* Dataset content

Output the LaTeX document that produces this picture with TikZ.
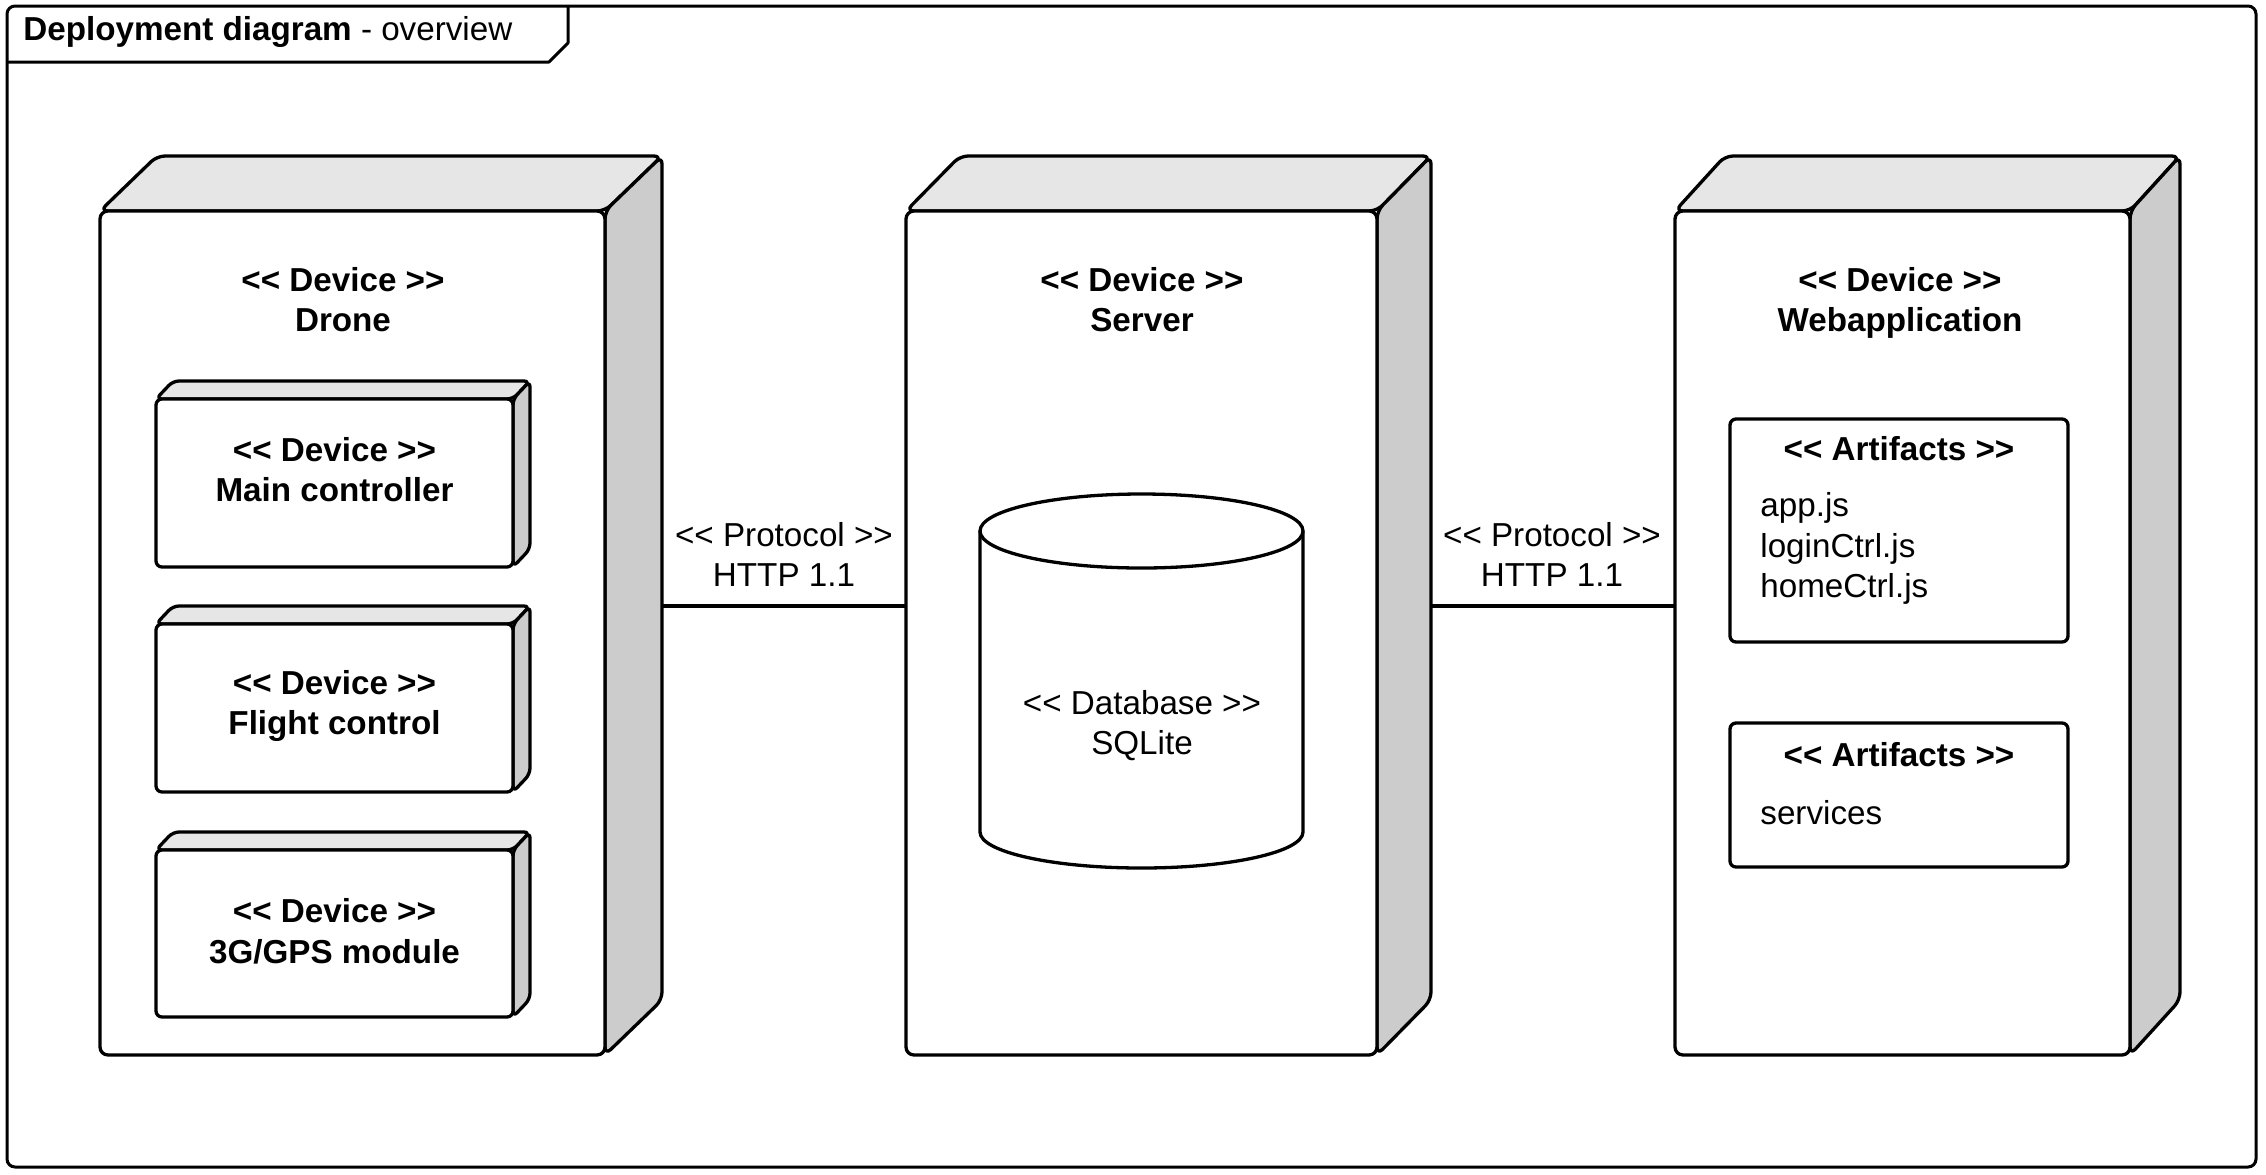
\documentclass[tikz,border=0pt]{standalone}
\usepackage{fontspec}
\setmainfont{Liberation Sans}
\usetikzlibrary{fit}
\definecolor{topgray}{HTML}{E6E6E6}
\definecolor{sidegray}{HTML}{CCCCCC}
\newcommand\stl{<{}<}
\newcommand\stg{>{}>}
\tikzset{
  outline/.style={line width=1.65pt, line join=round},
  bigtop/.style={outline, fill=topgray, rounded corners=4pt},
  bigside/.style={outline, fill=sidegray, rounded corners=4pt},
  bigfront/.style={outline, draw, fill=white, rounded corners=4pt, inner sep=0pt, outer sep=0pt},
  smalltop/.style={outline, fill=topgray, rounded corners=3pt},
  smallside/.style={outline, fill=sidegray, rounded corners=3pt},
  smallfront/.style={outline, draw, fill=white, rounded corners=3pt, inner sep=0pt, outer sep=0pt},
  rlbl/.style={font=\fontsize{16.6}{20.25}\selectfont, inner sep=0pt, anchor=base},
  blbl/.style={font=\fontsize{16.6}{20.25}\selectfont\bfseries, inner sep=0pt, anchor=base},
  link/.style={line width=1.6pt},
  framebox/.style={line width=1.5pt, rounded corners=4pt},
}
% name, x1, y1, x2, y2, dx, dy, style prefix
\newcommand\devbox[8]{%
  \filldraw[#8top] (#2,#3) -- (#2+#6,#3-#7) -- (#4+#6,#3-#7) -- (#4,#3) -- cycle;
  \filldraw[#8side] (#4,#3) -- (#4+#6,#3-#7) -- (#4+#6,#5-#7) -- (#4,#5) -- cycle;
  \coordinate (#1-tl) at (#2,#3);
  \coordinate (#1-br) at (#4,#5);
  \coordinate (#1-back) at (#4+#6,#3-#7);
  \node[#8front, fit=(#1-tl)(#1-br)] (#1) {};
}
\begin{document}
\begin{tikzpicture}[x=0.5pt, y=-0.5pt]
\useasboundingbox (0,0) rectangle (2266,1174);
\fill[white] (0,0) rectangle (2266,1174);

% frame
\coordinate (fr-tl) at (7,6);
\coordinate (fr-br) at (2256,1167);
\draw[framebox] (fr-tl) rectangle (fr-br);
\draw[line width=1.5pt, line join=round] (7,62) -- (549,62) -- (568,43) -- (568,6);
\node[anchor=base west, inner sep=0pt, font=\fontsize{16.6}{20.25}\selectfont] (title) at (23,40)
  {\textbf{Deployment diagram} - overview};

% devices
\devbox{drone}{100}{211}{605}{1055}{57}{55}{big}
\devbox{server}{906}{211}{1377}{1055}{54}{55}{big}
\devbox{webapp}{1675}{211}{2130}{1055}{50}{55}{big}

\node[blbl] (drone-s) at (343,291) {\stl{} Device \stg};
\node[blbl] (drone-n) at (343,331) {Drone};
\node[blbl] (server-s) at (1142,291) {\stl{} Device \stg};
\node[blbl] (server-n) at (1142,331) {Server};
\node[blbl] (webapp-s) at (1900,291) {\stl{} Device \stg};
\node[blbl] (webapp-n) at (1900,331) {Webapplication};

% sub devices
\devbox{mainc}{156}{399}{513}{567}{17}{18}{small}
\devbox{flight}{156}{624}{513}{792}{17}{18}{small}
\devbox{gps}{156}{850}{513}{1017}{17}{18}{small}
\node[blbl] (mainc-s) at (334.5,461) {\stl{} Device \stg};
\node[blbl] (mainc-n) at (334.5,501) {Main controller};
\node[blbl] (flight-s) at (334.5,694) {\stl{} Device \stg};
\node[blbl] (flight-n) at (334.5,734.5) {Flight control};
\node[blbl] (gps-s) at (334.5,922.5) {\stl{} Device \stg};
\node[blbl] (gps-n) at (334.5,963) {3G/GPS module};

% database cylinder
\draw[outline, fill=white] (980,531) -- (980,832)
  arc[start angle=180, end angle=360, x radius=80.75pt, y radius=18pt]
  -- (1303,531)
  arc[start angle=0, end angle=180, x radius=80.75pt, y radius=18.5pt] -- cycle;
\draw[outline] (980,531) arc[start angle=180, end angle=360, x radius=80.75pt, y radius=18.5pt];
\node[rlbl] (db-s) at (1142,714) {\stl{} Database \stg};
\node[rlbl] (db-n) at (1142,754) {SQLite};

% artifacts
\coordinate (art1-tl) at (1730,419);
\coordinate (art1-br) at (2068,642);
\node[smallfront, fit=(art1-tl)(art1-br)] (art1) {};
\node[blbl] (art1-s) at (1899,460) {\stl{} Artifacts \stg};
\node[rlbl, anchor=base west] (art1-a) at (1760,516) {app.js};
\node[rlbl, anchor=base west] (art1-b) at (1760,557) {loginCtrl.js};
\node[rlbl, anchor=base west] (art1-c) at (1760,597) {homeCtrl.js};

\coordinate (art2-tl) at (1730,723);
\coordinate (art2-br) at (2068,867);
\node[smallfront, fit=(art2-tl)(art2-br)] (art2) {};
\node[blbl] (art2-s) at (1899,766) {\stl{} Artifacts \stg};
\node[rlbl, anchor=base west] (art2-a) at (1760,824) {services};

% connectors
\coordinate (ly) at (0,606);
\draw[link] (drone-back |- ly) -- (server.west |- ly);
\draw[link] (server-back |- ly) -- (webapp.west |- ly);
\node[rlbl] (p1-s) at (784,546) {\stl{} Protocol \stg};
\node[rlbl] (p1-n) at (784,586) {HTTP 1.1};
\node[rlbl] (p2-s) at (1552,546) {\stl{} Protocol \stg};
\node[rlbl] (p2-n) at (1552,586) {HTTP 1.1};
\end{tikzpicture}
\end{document}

* Required task
Transcribe all of the material exactly, leaving out whatever pictures it contains.

* Written answer
Output the LaTeX document that produces this picture with TikZ.
\documentclass[tikz,border=0pt]{standalone}
\usepackage{fontspec}
\setmainfont{Liberation Sans}
\usetikzlibrary{fit}
\definecolor{topgray}{HTML}{E6E6E6}
\definecolor{sidegray}{HTML}{CCCCCC}
\newcommand\stl{<{}<}
\newcommand\stg{>{}>}
\tikzset{
  outline/.style={line width=1.65pt, line join=round},
  bigtop/.style={outline, fill=topgray, rounded corners=4pt},
  bigside/.style={outline, fill=sidegray, rounded corners=4pt},
  bigfront/.style={outline, draw, fill=white, rounded corners=4pt, inner sep=0pt, outer sep=0pt},
  smalltop/.style={outline, fill=topgray, rounded corners=3pt},
  smallside/.style={outline, fill=sidegray, rounded corners=3pt},
  smallfront/.style={outline, draw, fill=white, rounded corners=3pt, inner sep=0pt, outer sep=0pt},
  rlbl/.style={font=\fontsize{16.6}{20.25}\selectfont, inner sep=0pt, anchor=base},
  blbl/.style={font=\fontsize{16.6}{20.25}\selectfont\bfseries, inner sep=0pt, anchor=base},
  link/.style={line width=1.6pt},
  framebox/.style={line width=1.5pt, rounded corners=4pt},
}
% name, x1, y1, x2, y2, dx, dy, style prefix
\newcommand\devbox[8]{%
  \filldraw[#8top] (#2,#3) -- (#2+#6,#3-#7) -- (#4+#6,#3-#7) -- (#4,#3) -- cycle;
  \filldraw[#8side] (#4,#3) -- (#4+#6,#3-#7) -- (#4+#6,#5-#7) -- (#4,#5) -- cycle;
  \coordinate (#1-tl) at (#2,#3);
  \coordinate (#1-br) at (#4,#5);
  \coordinate (#1-back) at (#4+#6,#3-#7);
  \node[#8front, fit=(#1-tl)(#1-br)] (#1) {};
}
\begin{document}
\begin{tikzpicture}[x=0.5pt, y=-0.5pt]
\useasboundingbox (0,0) rectangle (2266,1174);
\fill[white] (0,0) rectangle (2266,1174);

% frame
\coordinate (fr-tl) at (7,6);
\coordinate (fr-br) at (2256,1167);
\draw[framebox] (fr-tl) rectangle (fr-br);
\draw[line width=1.5pt, line join=round] (7,62) -- (549,62) -- (568,43) -- (568,6);
\node[anchor=base west, inner sep=0pt, font=\fontsize{16.6}{20.25}\selectfont] (title) at (23,40)
  {\textbf{Deployment diagram} - overview};

% devices
\devbox{drone}{100}{211}{605}{1055}{57}{55}{big}
\devbox{server}{906}{211}{1377}{1055}{54}{55}{big}
\devbox{webapp}{1675}{211}{2130}{1055}{50}{55}{big}

\node[blbl] (drone-s) at (343,291) {\stl{} Device \stg};
\node[blbl] (drone-n) at (343,331) {Drone};
\node[blbl] (server-s) at (1142,291) {\stl{} Device \stg};
\node[blbl] (server-n) at (1142,331) {Server};
\node[blbl] (webapp-s) at (1900,291) {\stl{} Device \stg};
\node[blbl] (webapp-n) at (1900,331) {Webapplication};

% sub devices
\devbox{mainc}{156}{399}{513}{567}{17}{18}{small}
\devbox{flight}{156}{624}{513}{792}{17}{18}{small}
\devbox{gps}{156}{850}{513}{1017}{17}{18}{small}
\node[blbl] (mainc-s) at (334.5,461) {\stl{} Device \stg};
\node[blbl] (mainc-n) at (334.5,501) {Main controller};
\node[blbl] (flight-s) at (334.5,694) {\stl{} Device \stg};
\node[blbl] (flight-n) at (334.5,734.5) {Flight control};
\node[blbl] (gps-s) at (334.5,922.5) {\stl{} Device \stg};
\node[blbl] (gps-n) at (334.5,963) {3G/GPS module};

% database cylinder
\draw[outline, fill=white] (980,531) -- (980,832)
  arc[start angle=180, end angle=360, x radius=80.75pt, y radius=18pt]
  -- (1303,531)
  arc[start angle=0, end angle=180, x radius=80.75pt, y radius=18.5pt] -- cycle;
\draw[outline] (980,531) arc[start angle=180, end angle=360, x radius=80.75pt, y radius=18.5pt];
\node[rlbl] (db-s) at (1142,714) {\stl{} Database \stg};
\node[rlbl] (db-n) at (1142,754) {SQLite};

% artifacts
\coordinate (art1-tl) at (1730,419);
\coordinate (art1-br) at (2068,642);
\node[smallfront, fit=(art1-tl)(art1-br)] (art1) {};
\node[blbl] (art1-s) at (1899,460) {\stl{} Artifacts \stg};
\node[rlbl, anchor=base west] (art1-a) at (1760,516) {app.js};
\node[rlbl, anchor=base west] (art1-b) at (1760,557) {loginCtrl.js};
\node[rlbl, anchor=base west] (art1-c) at (1760,597) {homeCtrl.js};

\coordinate (art2-tl) at (1730,723);
\coordinate (art2-br) at (2068,867);
\node[smallfront, fit=(art2-tl)(art2-br)] (art2) {};
\node[blbl] (art2-s) at (1899,766) {\stl{} Artifacts \stg};
\node[rlbl, anchor=base west] (art2-a) at (1760,824) {services};

% connectors
\coordinate (ly) at (0,606);
\draw[link] (drone-back |- ly) -- (server.west |- ly);
\draw[link] (server-back |- ly) -- (webapp.west |- ly);
\node[rlbl] (p1-s) at (784,546) {\stl{} Protocol \stg};
\node[rlbl] (p1-n) at (784,586) {HTTP 1.1};
\node[rlbl] (p2-s) at (1552,546) {\stl{} Protocol \stg};
\node[rlbl] (p2-n) at (1552,586) {HTTP 1.1};
\end{tikzpicture}
\end{document}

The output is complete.